No hacía falta que me dijera cuan bajas eran mis reservas. Podía sentirlo. Mi energía no sólo estaba baja, sino agotada. Tenía el depósito vacío, por así decirlo. Me miré las manos y vi cómo mi apariencia parpadeaba ligeramente, temblando casi como un espejismo producido por el calor. Mala señal. Llevar el mismo cuerpo durante el tiempo suficiente, aunque no sea el original, se vuelve algo innato al cabo de unos pocos años, y ya hacía quince que usaba éste. Era mi segunda naturaleza. Lo consideraba mío propio; era al que regresaba siempre inconscientemente. Sin embargo, ahora debía esforzarme para conservarlo, para no regresar al cuerpo con el que había nacido. Mala señal… muy mala.

– ¿Que lo sientes? -dijo Román, y vi en su expresión hasta qué punto le había hecho daño-. No puedes ni imaginarte…

Todos lo sentimos al mismo tiempo. Román y Helena giraron sobre los talones para cruzar la mirada, alarmados, un segundo antes de que mi puerta volara por los aires. Las ligaduras que me retenían desaparecieron cuando los nefilim redirigieron su poder hacia el apocalipsis que acababa de irrumpir en mi piso.

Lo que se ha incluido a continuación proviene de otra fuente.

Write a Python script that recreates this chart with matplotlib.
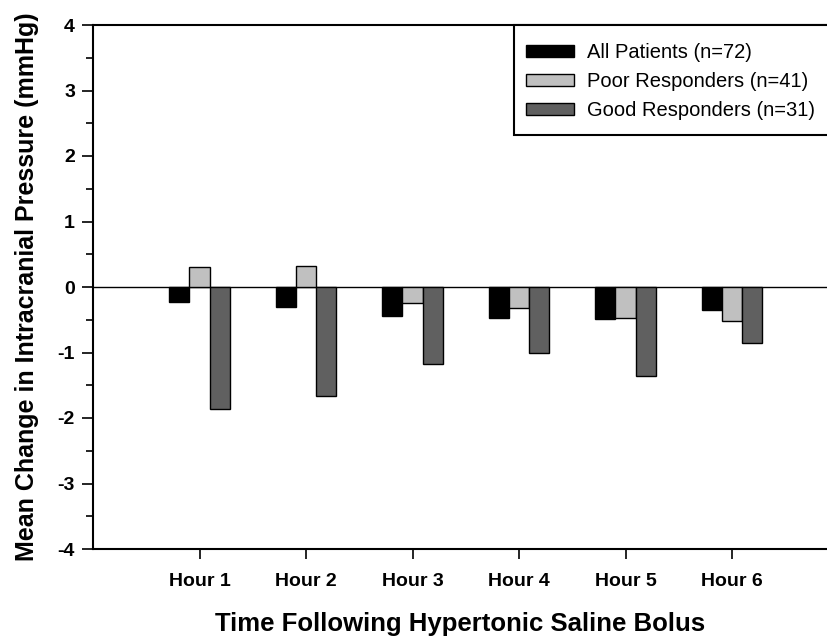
import matplotlib
matplotlib.use("Agg")
import matplotlib.pyplot as plt
import numpy as np
from matplotlib.ticker import MultipleLocator
from matplotlib.patches import Rectangle

categories = ["Hour 1", "Hour 2", "Hour 3", "Hour 4", "Hour 5", "Hour 6"]
all_patients = [-0.23, -0.30, -0.44, -0.47, -0.49, -0.35]
poor_responders = [0.30, 0.32, -0.24, -0.32, -0.47, -0.52]
good_responders = [-1.86, -1.66, -1.18, -1.01, -1.36, -0.86]
series_labels = ["All Patients (n=72)", "Poor Responders (n=41)", "Good Responders (n=31)"]
colors = ["#000000", "#c0c0c0", "#606060"]
y_ticks = [-4, -3, -2, -1, 0, 1, 2, 3, 4]

plt.rcParams['font.family'] = ['Liberation Sans', 'DejaVu Sans']

W, H = 828, 636
fig = plt.figure(figsize=(W/100, H/100), dpi=100)
ax = fig.add_axes([93/W, 1-549/H, 1-93/W, (549-25)/H])

x = np.arange(len(categories))
w = 0.19
for i, (vals, lab, c) in enumerate(zip([all_patients, poor_responders, good_responders], series_labels, colors)):
    ax.bar(x + (i-1)*w, vals, w, color=c, edgecolor="black", linewidth=1.0, label=lab, zorder=3)

ax.axhline(0, color="black", linewidth=1.0, zorder=2)
ax.set_xlim(-1, 5.9)
ax.set_ylim(-4, 4)
ax.yaxis.set_minor_locator(MultipleLocator(0.5))
ax.set_xticks(x)
ax.set_xticklabels(categories, fontsize=14, fontweight="bold")
ax.set_yticks(y_ticks)
ax.set_yticklabels([str(v) for v in y_ticks], fontsize=14, fontweight="bold")
ax.tick_params(axis='y', which='major', length=8, width=1.2, direction='out', pad=5)
ax.tick_params(axis='y', which='minor', length=5, width=1.2, direction='out')
ax.tick_params(axis='x', which='major', length=7, width=1.2, direction='out', pad=10)
for s in ["top", "bottom", "left"]:
    ax.spines[s].set_linewidth(1.5)
ax.spines["right"].set_visible(False)

ax.set_ylabel("Mean Change in Intracranial Pressure (mmHg)", fontsize=18, fontweight="bold")
ax.yaxis.set_label_coords(-0.073, 0.5)
ax.set_xlabel("Time Following Hypertonic Saline Bolus", fontsize=18.5, fontweight="bold", va="baseline")
ax.xaxis.set_label_coords(0.5, (549-631)/524)

# legend frame
frame = Rectangle((514/W, 1-135/H), (W+20-514)/W, 110/H, transform=fig.transFigure,
                  facecolor="white", edgecolor="black", linewidth=1.5, zorder=4, clip_on=False)
ax.add_artist(frame)
leg = ax.legend(loc="upper left", bbox_to_anchor=(526/W, 1-43/H), bbox_transform=fig.transFigure,
                fontsize=14.5, frameon=False, borderaxespad=0, handlelength=2.4,
                handleheight=0.6, labelspacing=0.5, borderpad=0, handletextpad=0.65)
leg.set_zorder(5)

fig.savefig("out.png", dpi=100)
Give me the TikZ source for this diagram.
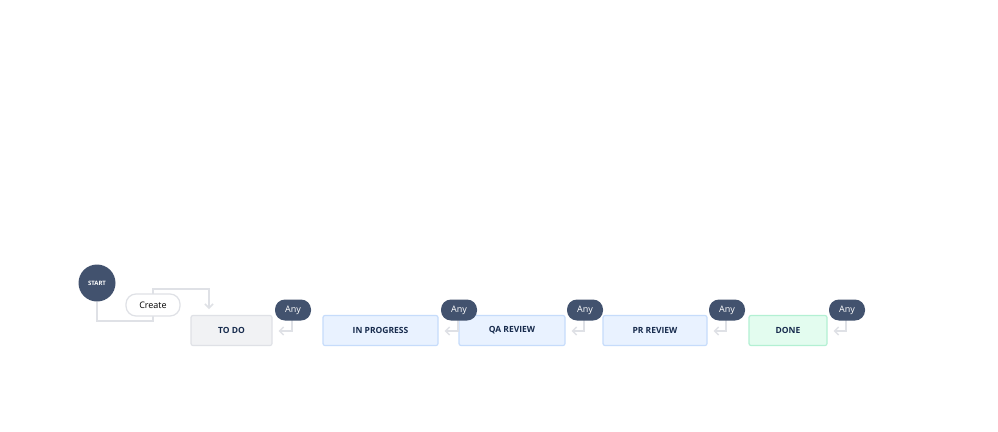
\documentclass[tikz,border=0pt]{standalone}
\usepackage{fontspec}
\setmainfont{Open Sans}
\usetikzlibrary{positioning,arrows.meta}
\definecolor{navy}{HTML}{42526E}
\definecolor{wire}{HTML}{DFE1E6}
\definecolor{ink}{HTML}{172B4D}
\definecolor{bluefill}{HTML}{E9F2FF}
\definecolor{blueline}{HTML}{C6DCFB}
\definecolor{greenfill}{HTML}{E3FCEF}
\definecolor{greenline}{HTML}{B3F0D3}
\definecolor{grayfill}{HTML}{F1F2F4}
\tikzset{
    status/.style={draw, line width=1.2pt, rounded corners=2pt, minimum height=30pt,
        font=\fontsize{8.5}{10}\selectfont\bfseries, text=ink},
    todo/.style={status, fill=grayfill, draw=wire},
    prog/.style={status, fill=bluefill, draw=blueline},
    done/.style={status, fill=greenfill, draw=greenline},
    anypill/.style={fill=navy, text=white, rounded corners=10pt, minimum width=36pt,
        minimum height=21pt, font=\fontsize{9}{10}\selectfont},
    wirearrow/.style={draw=wire, line width=1.5pt, ->, >={Straight Barb[length=4pt,width=8pt]}},
}
\begin{document}
\begin{tikzpicture}[x=1pt, y=-1pt]
        \useasboundingbox[fill=white] (0,0) rectangle (998,431);
        \node[circle, fill=navy, text=white, minimum size=37pt, inner sep=0pt,
            font=\fontsize{6}{7}\selectfont\bfseries] (start) at (97,283) {START};
        % statuses
        \node[todo, minimum width=81pt] (todo) at (231.5,330.5) {TO DO};
        \node[prog, minimum width=115pt] (inprog) at (380.5,330.5) {IN PROGRESS};
        \node[prog, minimum width=106pt] (qa) at (512,330.5) {QA REVIEW};
        \node[prog, minimum width=104pt] (pr) at (655,330.5) {PR REVIEW};
        \node[done, minimum width=78pt] (done) at (788,330.5) {DONE};
        % create transition
        \coordinate (c1) at (97,321);
        \coordinate (c2) at (153,321);
        \coordinate (c3) at (153,289);
        \coordinate (c4) at (209,289);
        \coordinate (c5) at (209,309);
        \draw[wirearrow] (start) -- (c1) -- (c2) -- (c3) -- (c4) -- (c5);
        \node[draw=wire, line width=1.2pt, fill=white, rounded corners=10pt, minimum width=54pt,
            minimum height=22pt, font=\fontsize{9}{10}\selectfont] (create) at (153,305) {Create};
        % global transitions
        \foreach \st/\x in {todo/293, inprog/459, qa/585, pr/727, done/847} {
            \coordinate (bend-\st) at (\x-1,331);
            \draw[wirearrow] (\x-1,318) -- (bend-\st) -- ([xshift=6pt]\st.east |- bend-\st);
            \node[anypill] (any-\st) at (\x,310) {Any};
        }
\end{tikzpicture}
\end{document}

Entró un raudal de luz cegadora, tan brillante que hacía daño. Una luz familiar. La misma forma terrible que había visto en el callejón se materializó de nuevo, sólo que esta vez había dos de ellas. Imágenes especulares. Indistinguibles entre sí. No sabía quién era quién, pero recordé el comentario que había hecho Cárter de pasada hacía una semana: un ángel en todo su esplendor pondrá en fuga a casi cualquier criatura… mataría a un mortal…

– Seth -susurré, dándole la espalda al glorioso espectáculo para mirar al escritor. Seth lo contemplaba fijamente, desorbitados de asombro y temor sus ojos castaños, cautivados por tanta gloria-. Seth, no los mires. -Con las escasas fuerzas que me quedaban, levanté una mano temblorosa y volví su rostro hacia el mío-. Seth, no los mires. Mírame a mí. Sólo a mí.

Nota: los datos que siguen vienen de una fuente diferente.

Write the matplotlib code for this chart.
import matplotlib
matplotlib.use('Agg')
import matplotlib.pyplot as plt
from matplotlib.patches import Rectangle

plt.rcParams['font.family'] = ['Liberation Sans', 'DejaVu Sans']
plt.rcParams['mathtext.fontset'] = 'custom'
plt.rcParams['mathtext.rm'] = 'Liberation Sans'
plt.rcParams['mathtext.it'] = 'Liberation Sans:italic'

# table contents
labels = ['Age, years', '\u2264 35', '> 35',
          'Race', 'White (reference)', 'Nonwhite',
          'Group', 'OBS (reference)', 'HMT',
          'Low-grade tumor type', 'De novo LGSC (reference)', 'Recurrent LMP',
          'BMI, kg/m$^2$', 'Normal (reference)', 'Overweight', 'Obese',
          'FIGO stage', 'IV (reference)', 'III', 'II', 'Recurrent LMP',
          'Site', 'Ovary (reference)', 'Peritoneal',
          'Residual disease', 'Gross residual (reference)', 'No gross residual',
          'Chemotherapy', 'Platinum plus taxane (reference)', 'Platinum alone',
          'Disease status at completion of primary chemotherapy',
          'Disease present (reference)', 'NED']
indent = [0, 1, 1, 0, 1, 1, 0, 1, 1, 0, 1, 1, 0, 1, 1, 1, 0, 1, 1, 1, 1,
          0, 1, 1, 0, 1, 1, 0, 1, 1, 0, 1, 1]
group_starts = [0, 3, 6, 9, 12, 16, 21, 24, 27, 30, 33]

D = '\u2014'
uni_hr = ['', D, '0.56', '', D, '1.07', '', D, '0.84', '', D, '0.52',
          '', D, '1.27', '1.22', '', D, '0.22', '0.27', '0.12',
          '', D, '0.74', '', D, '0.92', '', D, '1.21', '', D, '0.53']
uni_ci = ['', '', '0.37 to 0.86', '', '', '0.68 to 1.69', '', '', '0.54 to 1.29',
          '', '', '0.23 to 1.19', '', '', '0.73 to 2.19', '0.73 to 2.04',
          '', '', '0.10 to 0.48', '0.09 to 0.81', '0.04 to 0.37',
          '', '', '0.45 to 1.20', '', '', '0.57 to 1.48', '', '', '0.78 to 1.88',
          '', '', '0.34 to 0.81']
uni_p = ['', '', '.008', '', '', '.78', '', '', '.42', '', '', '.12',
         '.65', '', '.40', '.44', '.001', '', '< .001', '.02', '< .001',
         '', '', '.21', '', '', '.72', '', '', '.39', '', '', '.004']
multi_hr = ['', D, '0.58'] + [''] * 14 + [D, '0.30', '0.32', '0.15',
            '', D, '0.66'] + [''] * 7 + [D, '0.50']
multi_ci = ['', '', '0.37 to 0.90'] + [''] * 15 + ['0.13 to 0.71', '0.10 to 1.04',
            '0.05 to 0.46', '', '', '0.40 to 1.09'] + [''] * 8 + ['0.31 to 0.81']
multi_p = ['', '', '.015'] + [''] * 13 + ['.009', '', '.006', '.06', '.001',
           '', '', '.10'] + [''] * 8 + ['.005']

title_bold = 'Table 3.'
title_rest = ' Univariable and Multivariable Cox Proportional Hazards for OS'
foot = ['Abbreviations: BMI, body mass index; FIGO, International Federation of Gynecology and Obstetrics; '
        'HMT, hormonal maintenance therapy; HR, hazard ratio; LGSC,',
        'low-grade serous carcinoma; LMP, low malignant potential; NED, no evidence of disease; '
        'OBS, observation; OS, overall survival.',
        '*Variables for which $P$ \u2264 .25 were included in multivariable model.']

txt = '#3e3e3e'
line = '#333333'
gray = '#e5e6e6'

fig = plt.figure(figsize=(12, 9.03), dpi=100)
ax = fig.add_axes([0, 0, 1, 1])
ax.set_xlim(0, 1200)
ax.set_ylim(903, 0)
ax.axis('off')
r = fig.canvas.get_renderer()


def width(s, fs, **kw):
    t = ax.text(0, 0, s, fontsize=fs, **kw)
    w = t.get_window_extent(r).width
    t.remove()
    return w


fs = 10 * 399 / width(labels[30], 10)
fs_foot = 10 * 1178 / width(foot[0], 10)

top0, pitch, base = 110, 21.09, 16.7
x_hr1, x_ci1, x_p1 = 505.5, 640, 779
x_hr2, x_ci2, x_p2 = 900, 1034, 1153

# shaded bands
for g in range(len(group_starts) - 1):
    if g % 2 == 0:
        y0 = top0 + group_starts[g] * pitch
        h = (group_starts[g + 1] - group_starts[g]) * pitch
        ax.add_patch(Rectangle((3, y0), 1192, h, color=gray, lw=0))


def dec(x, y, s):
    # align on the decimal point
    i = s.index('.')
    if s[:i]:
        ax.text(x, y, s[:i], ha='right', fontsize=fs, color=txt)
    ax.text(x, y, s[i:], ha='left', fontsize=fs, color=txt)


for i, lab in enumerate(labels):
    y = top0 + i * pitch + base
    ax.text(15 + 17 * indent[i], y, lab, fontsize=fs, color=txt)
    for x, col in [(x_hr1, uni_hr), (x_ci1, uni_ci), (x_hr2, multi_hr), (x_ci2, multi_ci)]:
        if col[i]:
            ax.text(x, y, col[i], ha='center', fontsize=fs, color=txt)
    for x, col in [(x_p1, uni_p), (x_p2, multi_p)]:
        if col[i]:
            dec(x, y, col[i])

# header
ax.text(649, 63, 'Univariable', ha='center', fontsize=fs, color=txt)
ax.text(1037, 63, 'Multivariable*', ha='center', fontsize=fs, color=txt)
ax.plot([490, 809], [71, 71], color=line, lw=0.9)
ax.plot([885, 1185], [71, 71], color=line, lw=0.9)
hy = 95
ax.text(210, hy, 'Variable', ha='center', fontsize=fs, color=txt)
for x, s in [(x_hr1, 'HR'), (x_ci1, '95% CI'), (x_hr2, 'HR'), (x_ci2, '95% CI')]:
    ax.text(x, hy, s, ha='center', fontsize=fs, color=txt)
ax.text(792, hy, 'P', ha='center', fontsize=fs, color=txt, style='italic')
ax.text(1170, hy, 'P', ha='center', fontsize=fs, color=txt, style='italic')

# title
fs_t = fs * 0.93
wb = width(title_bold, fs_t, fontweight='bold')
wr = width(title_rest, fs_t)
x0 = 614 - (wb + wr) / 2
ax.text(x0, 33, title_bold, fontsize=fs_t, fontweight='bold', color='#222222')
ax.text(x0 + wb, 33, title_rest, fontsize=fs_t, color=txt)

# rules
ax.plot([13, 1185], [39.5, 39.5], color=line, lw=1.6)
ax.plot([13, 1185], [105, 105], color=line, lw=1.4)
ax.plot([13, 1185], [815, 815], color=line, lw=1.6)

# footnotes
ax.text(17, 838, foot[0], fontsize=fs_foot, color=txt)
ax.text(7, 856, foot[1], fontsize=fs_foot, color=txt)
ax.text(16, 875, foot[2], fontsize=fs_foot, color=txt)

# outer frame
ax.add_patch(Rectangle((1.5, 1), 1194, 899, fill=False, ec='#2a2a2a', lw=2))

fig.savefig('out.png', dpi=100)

Alguien profirió un alarido en algún lugar a nuestras espaldas. El mundo estaba haciéndose pedazos.

– Georgina… -exhaló Seth, rozándome tímidamente la cara-. ¿Qué te ocurre?

Concentrando toda mi fuerza de voluntad, le ordené a mi cuerpo que luchara y retuviera la forma con la que nos habíamos conocido. Era una batalla perdida de antemano. Cuestión de vida o muerte. No podría sobrevivir mucho tiempo así. Seth se acercó más a mí, y apagué el sonido del caos y la destrucción desatados a nuestro alrededor, volcando toda mi atención, toda mi percepción, en su semblante.

He dicho que Román era hermoso, pero su belleza no era nada… absolutamente nada… comparada con la de Seth en esos momentos. Seth, con sus largas pestañas, sus inquisitivos ojos castaños, su bondad manifiesta en todas sus acciones. Seth, con su pelo alborotado y su barba hirsuta, enmarcando un rostro que no podía ocultar su naturaleza, la fuerza radiante de su carácter, su alma como un faro en una noche de niebla.

– Seth -susurré-. Seth.

Se inclinó sobre mí, dejando que lo atrajera más y más cerca, y entonces, mientras el cielo y el infierno batallaban a nuestro alrededor, lo besé.